Con todo y nuestras críticas, quisimos dar por sentado el predominio de la razón, la ciencia, la verdad objetiva, como conquistas irrevocables en un país repleto de premios Nobel. Dimos por descontado su involucramiento con las mejores causas de la salud pública en el mundo y su compromiso con la preservación del medio ambiente. Relegamos el oscurantismo americano al siglo XVII, con sus cacerías de brujas, o cuando mucho al macartismo. Consideramos los brotes de fanatismo religioso (el suicidio colectivo de Waco) como manchones en una página de civilidad y respeto a la vida. Es obvio que Estados Unidos posee cualidades prodigiosas, pero nos equivocamos al soslayar el núcleo duro, nativista, sexista, fundamentalista, reaccionario, irracional e histérico del alma americana.
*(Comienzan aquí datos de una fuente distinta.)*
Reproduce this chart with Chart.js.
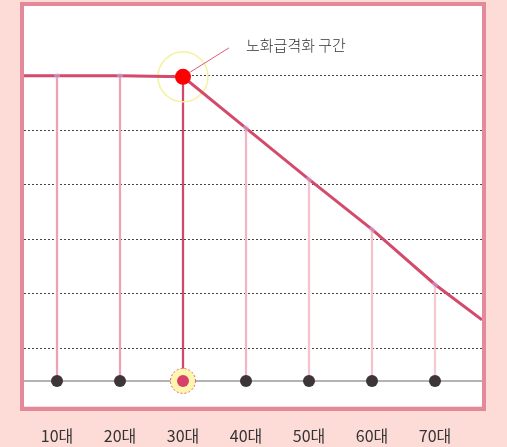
<!DOCTYPE html>
<html>
<head>
<meta charset="utf-8">
<script src="https://cdn.jsdelivr.net/npm/chart.js@4/dist/chart.umd.min.js"></script>
<style>
  html, body { margin: 0; padding: 0; background: #fddcd8; }
  canvas { display: block; }
</style>
</head>
<body>
<canvas id="aging-chart" width="507" height="447"></canvas>
<script>
// Data
var ages = ['10대', '20대', '30대', '40대', '50대', '60대', '70대'];
var agePos = [1, 2, 3, 4, 5, 6, 7];
var levels = [6.0, 6.0, 5.98, 5.04, 4.1, 3.18, 2.17];
var startLevel = 6.0;
var endLevel = 1.52;
var baseLevel = 0.4;
var gridLevels = [1, 2, 3, 4, 5, 6];
var peakIndex = 2;
var noteText = '노화급격화 구간';

var X_MIN = 0.476, X_MAX = 7.746;
var Y_MIN = -0.06, Y_MAX = 7.28;

var font = "'Noto Sans CJK KR', 'Noto Sans', sans-serif";

// Built from the arrays above
var curvePoints = [{x: X_MIN, y: startLevel}]
  .concat(agePos.map(function (x, i) { return {x: x, y: levels[i]}; }))
  .concat([{x: X_MAX, y: endLevel}]);

var stemPoints = agePos.map(function (x, i) { return {x: x, y: [baseLevel, levels[i]]}; });
var dotPoints = agePos.map(function (x) { return {x: x, y: baseLevel}; });
var baseLine = [{x: X_MIN, y: baseLevel}, {x: X_MAX, y: baseLevel}];

var stemColors = ['#eba3b3', '#eba3b3', '#d2486a', '#f2b6c3', '#f5c2cd', '#f5c2cd', '#f5c8d2'];

// Box around the plot + notes
var boxPlugin = {
  id: 'box',
  beforeDraw: function (chart) {
    var a = chart.chartArea, ctx = chart.ctx;
    ctx.save();
    ctx.fillStyle = '#ffffff';
    ctx.fillRect(a.left, a.top, a.right - a.left, a.bottom - a.top);
    ctx.restore();
  },
  afterDatasetsDraw: function (chart) {
    var ctx = chart.ctx, xs = chart.scales.x, ys = chart.scales.y;
    // dashed ring on the 30s dot
    var bx = xs.getPixelForValue(agePos[peakIndex]);
    var by = ys.getPixelForValue(baseLevel);
    ctx.save();
    ctx.strokeStyle = '#e0607c';
    ctx.lineWidth = 1;
    ctx.setLineDash([2, 2]);
    ctx.beginPath();
    ctx.arc(bx, by, 12.5, 0, Math.PI * 2);
    ctx.stroke();
    ctx.restore();

    // leader line + note
    var px = xs.getPixelForValue(agePos[peakIndex]);
    var py = ys.getPixelForValue(levels[peakIndex]);
    ctx.save();
    ctx.strokeStyle = '#d8607a';
    ctx.lineWidth = 1;
    ctx.beginPath();
    ctx.moveTo(px + 6, py - 4);
    ctx.lineTo(px + 46, py - 29);
    ctx.stroke();
    ctx.fillStyle = '#333';
    ctx.font = '300 15px ' + font;
    ctx.textBaseline = 'middle';
    ctx.fillText(noteText, px + 63, py - 32);
    ctx.restore();
  },
  afterDraw: function (chart) {
    var a = chart.chartArea, ctx = chart.ctx;
    ctx.save();
    ctx.strokeStyle = '#e4899a';
    ctx.lineWidth = 4;
    ctx.strokeRect(a.left - 2, a.top - 2, a.right - a.left + 4, a.bottom - a.top + 5);
    ctx.restore();
  }
};

var agingChart = new Chart(document.getElementById('aging-chart'), {
  data: {
    datasets: [
      {
        type: 'line',
        data: curvePoints,
        borderColor: '#d34a6b',
        borderWidth: 3,
        tension: 0,
        pointRadius: function (c) {
          if (c.dataIndex === 0 || c.dataIndex === curvePoints.length - 1) return 0;
          return c.dataIndex === peakIndex + 1 ? 8 : 3;
        },
        pointBackgroundColor: function (c) {
          return c.dataIndex === peakIndex + 1 ? '#ff0000' : 'rgba(205,195,245,0.45)';
        },
        pointBorderWidth: 0,
        order: 0
      },
      {
        type: 'scatter',
        data: [{x: agePos[peakIndex], y: levels[peakIndex]}],
        pointRadius: 25,
        pointBackgroundColor: 'rgba(0,0,0,0)',
        pointBorderColor: '#f5f29c',
        pointBorderWidth: 1.5,
        order: 1
      },
      {
        type: 'scatter',
        data: dotPoints,
        pointRadius: 6,
        pointBackgroundColor: function (c) { return c.dataIndex === peakIndex ? '#d8406a' : '#3d3538'; },
        pointBorderWidth: 0,
        order: 1
      },
      {
        type: 'scatter',
        data: [{x: agePos[peakIndex], y: baseLevel}],
        pointRadius: 12.5,
        pointBackgroundColor: '#fdf6ae',
        pointBorderWidth: 0,
        order: 2
      },
      {
        type: 'bar',
        data: stemPoints,
        backgroundColor: stemColors,
        barThickness: 1.6,
        order: 3
      },
      {
        type: 'line',
        data: baseLine,
        borderColor: '#9a9a9a',
        borderWidth: 1.6,
        pointRadius: 0,
        order: 4
      }
    ]
  },
  options: {
    responsive: false,
    animation: false,
    layout: { autoPadding: false, padding: { left: 24, right: 25, top: 6, bottom: 0 } },
    plugins: { legend: { display: false }, tooltip: { enabled: false } },
    scales: {
      x: {
        type: 'linear',
        min: X_MIN,
        max: X_MAX,
        offset: false,
        afterBuildTicks: function (s) { s.ticks = agePos.map(function (v) { return {value: v}; }); },
        afterFit: function (s) { s.height = 41; },
        ticks: {
          autoSkip: false,
          maxRotation: 0,
          padding: 20,
          color: '#333',
          font: { family: font, size: 16 },
          callback: function (v) { return ages[agePos.indexOf(v)]; }
        },
        grid: { display: false, drawTicks: false },
        border: { display: false }
      },
      y: {
        type: 'linear',
        min: Y_MIN,
        max: Y_MAX,
        afterBuildTicks: function (s) { s.ticks = gridLevels.map(function (v) { return {value: v}; }); },
        ticks: { display: false },
        grid: { color: '#444', lineWidth: 1, drawTicks: false },
        border: { display: false, dash: [2, 2] }
      }
    }
  },
  plugins: [boxPlugin]
});
</script>
</body>
</html>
Abrigamos la convicción de que la democracia americana era una “ciudad en la montaña” y que sus 240 años de solidez (punteados por una Guerra Civil y dos guerras mundiales que no la destruyeron) la hacían invulnerable. Quisimos verla inmune a las dictaduras. Desgraciadamente, nos equivocamos. Un tirano ha llegado a la Casa Blanca y amenaza con derruir la obra de los Padres Fundadores.
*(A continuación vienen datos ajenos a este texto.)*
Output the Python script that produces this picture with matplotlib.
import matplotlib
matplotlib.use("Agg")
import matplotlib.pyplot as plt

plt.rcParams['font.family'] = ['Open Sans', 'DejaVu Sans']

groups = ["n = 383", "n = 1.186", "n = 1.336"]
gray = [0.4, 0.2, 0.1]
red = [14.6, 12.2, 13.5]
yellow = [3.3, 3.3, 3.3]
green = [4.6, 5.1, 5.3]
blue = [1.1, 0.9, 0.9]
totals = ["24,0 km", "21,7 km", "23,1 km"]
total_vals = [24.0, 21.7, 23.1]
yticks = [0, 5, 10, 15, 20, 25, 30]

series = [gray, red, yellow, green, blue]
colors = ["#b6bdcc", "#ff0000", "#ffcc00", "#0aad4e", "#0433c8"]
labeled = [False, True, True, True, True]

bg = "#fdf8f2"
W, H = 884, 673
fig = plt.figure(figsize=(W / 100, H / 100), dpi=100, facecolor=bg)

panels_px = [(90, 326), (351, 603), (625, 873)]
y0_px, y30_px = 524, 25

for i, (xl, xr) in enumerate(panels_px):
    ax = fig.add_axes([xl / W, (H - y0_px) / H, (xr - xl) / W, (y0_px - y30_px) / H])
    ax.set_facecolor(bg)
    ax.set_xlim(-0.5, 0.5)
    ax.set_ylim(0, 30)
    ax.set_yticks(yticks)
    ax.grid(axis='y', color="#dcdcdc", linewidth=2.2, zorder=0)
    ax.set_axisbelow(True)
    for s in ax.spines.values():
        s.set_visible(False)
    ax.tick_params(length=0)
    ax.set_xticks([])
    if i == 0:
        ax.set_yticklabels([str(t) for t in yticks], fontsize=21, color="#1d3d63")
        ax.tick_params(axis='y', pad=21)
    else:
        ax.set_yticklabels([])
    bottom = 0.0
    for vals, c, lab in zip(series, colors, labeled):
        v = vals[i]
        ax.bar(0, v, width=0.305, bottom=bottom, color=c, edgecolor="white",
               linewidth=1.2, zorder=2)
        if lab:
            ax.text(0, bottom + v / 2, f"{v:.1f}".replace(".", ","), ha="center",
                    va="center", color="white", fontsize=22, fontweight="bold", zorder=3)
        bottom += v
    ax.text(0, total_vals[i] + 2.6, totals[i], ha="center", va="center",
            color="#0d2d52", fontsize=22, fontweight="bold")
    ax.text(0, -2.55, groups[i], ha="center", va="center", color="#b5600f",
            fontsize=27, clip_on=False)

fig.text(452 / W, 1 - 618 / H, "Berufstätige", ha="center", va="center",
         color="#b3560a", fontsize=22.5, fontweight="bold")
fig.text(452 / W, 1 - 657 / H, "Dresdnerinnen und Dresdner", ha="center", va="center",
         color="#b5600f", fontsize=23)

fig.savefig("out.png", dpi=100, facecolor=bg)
Nos equivocamos, en suma, no porque no exista la cara luminosa de Estados Unidos sino porque la otra cara oscura existe también, y no la quisimos ver. Esa cara oscura ha encarnado en Donald Trump.
¿Desatará una nueva conflagración? Ha abierto tantos frentes que alguno puede estallar. Él mismo puede estallar y desplomarse desde dentro. Confiemos sobre todo en los límites y balances internos: legislaturas, jueces, Estados. También en la crítica de los diarios, los medios, las redes sociales, y en la movilización de los ciudadanos, las mujeres agraviadas, las minorías étnicas y religiosas. Todos libran ya una batalla épica. Por su parte Europa, encabezada (¿quién lo diría?) por Alemania, desempeñará un papel clave en la defensa de la democracia liberal.
En esta lucha por la libertad, a los países de habla hispana les toca un lugar en el frente. Una de nuestras armas de persuasión proviene de nuestra historia milenaria y nuestra cultura. A través de sus diversas expresiones —arte, cine, televisión, literatura— debemos mostrar al americano bueno que no está solo. Y al otro, al cerrado y cerril, mostrarle que (con todas nuestras miserias e injusticias) nuestros pueblos tienen mucho que enseñarle en términos de valores y humanidad.